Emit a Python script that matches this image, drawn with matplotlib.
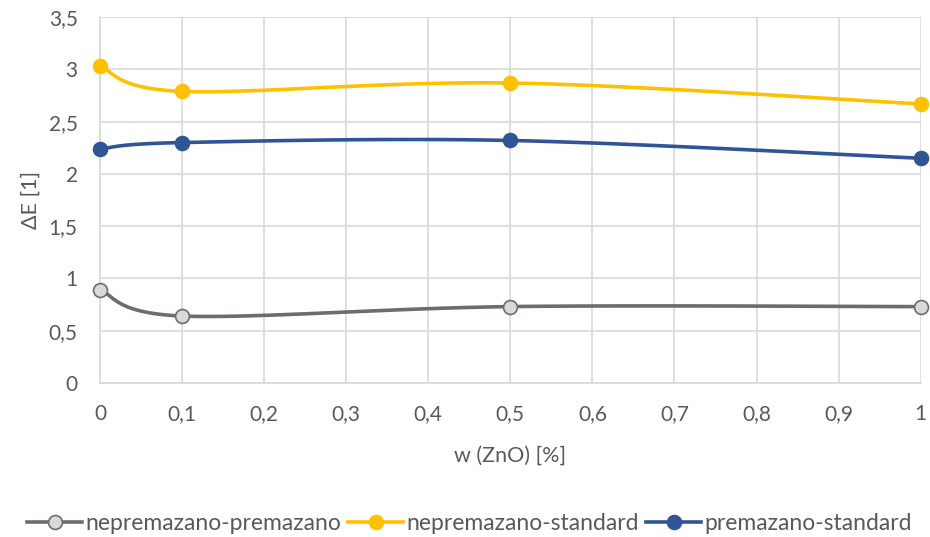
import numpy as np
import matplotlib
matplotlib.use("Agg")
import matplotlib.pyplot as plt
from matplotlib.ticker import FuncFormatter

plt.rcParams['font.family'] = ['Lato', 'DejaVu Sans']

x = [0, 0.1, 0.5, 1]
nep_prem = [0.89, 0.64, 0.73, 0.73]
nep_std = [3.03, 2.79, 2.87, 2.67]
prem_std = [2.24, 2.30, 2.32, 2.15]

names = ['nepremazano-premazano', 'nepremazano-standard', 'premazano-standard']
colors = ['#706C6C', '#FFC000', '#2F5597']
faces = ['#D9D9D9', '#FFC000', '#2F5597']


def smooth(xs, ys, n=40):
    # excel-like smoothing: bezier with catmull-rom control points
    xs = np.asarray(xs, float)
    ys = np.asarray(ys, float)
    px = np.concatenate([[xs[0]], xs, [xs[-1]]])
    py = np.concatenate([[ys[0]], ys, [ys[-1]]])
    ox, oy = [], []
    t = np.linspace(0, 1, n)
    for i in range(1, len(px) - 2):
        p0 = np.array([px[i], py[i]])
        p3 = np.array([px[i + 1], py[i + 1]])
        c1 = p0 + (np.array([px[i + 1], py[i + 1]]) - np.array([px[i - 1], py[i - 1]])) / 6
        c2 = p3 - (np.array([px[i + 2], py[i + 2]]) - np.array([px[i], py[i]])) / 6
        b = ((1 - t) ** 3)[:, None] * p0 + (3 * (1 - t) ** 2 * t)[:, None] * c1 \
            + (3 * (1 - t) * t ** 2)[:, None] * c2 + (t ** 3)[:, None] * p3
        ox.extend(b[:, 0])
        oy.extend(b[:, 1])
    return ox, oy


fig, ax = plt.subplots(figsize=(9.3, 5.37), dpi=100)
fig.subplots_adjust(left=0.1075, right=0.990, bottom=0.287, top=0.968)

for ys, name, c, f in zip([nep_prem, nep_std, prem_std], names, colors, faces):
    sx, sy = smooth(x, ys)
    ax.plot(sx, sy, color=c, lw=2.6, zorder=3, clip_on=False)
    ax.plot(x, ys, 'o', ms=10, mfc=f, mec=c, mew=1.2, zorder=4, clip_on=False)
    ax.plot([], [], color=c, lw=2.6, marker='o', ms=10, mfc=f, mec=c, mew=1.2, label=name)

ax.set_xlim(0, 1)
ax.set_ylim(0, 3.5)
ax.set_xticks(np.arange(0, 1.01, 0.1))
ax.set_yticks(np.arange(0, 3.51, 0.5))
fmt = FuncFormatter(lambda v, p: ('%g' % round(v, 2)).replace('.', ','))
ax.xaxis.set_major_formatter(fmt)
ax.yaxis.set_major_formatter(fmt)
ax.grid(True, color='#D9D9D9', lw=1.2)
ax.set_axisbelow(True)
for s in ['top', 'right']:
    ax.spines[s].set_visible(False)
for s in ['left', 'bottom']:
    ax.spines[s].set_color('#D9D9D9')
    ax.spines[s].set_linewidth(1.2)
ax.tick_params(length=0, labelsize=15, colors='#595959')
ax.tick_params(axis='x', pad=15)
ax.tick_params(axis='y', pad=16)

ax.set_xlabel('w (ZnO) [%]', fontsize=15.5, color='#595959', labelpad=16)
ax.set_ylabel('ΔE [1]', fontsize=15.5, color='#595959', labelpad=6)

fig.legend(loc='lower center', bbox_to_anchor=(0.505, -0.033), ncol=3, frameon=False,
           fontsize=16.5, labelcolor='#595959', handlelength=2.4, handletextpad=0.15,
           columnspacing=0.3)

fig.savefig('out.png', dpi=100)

========

Task to complete:
Exactly reproduce the run of lines from the start of the listing through the line with "faces = ['#D9D9D9', '#FFC000', '#2F5597']", inclusive; pictures are not copied.

The response:
Emit a Python script that matches this image, drawn with matplotlib.
import numpy as np
import matplotlib
matplotlib.use("Agg")
import matplotlib.pyplot as plt
from matplotlib.ticker import FuncFormatter

plt.rcParams['font.family'] = ['Lato', 'DejaVu Sans']

x = [0, 0.1, 0.5, 1]
nep_prem = [0.89, 0.64, 0.73, 0.73]
nep_std = [3.03, 2.79, 2.87, 2.67]
prem_std = [2.24, 2.30, 2.32, 2.15]

names = ['nepremazano-premazano', 'nepremazano-standard', 'premazano-standard']
colors = ['#706C6C', '#FFC000', '#2F5597']
faces = ['#D9D9D9', '#FFC000', '#2F5597']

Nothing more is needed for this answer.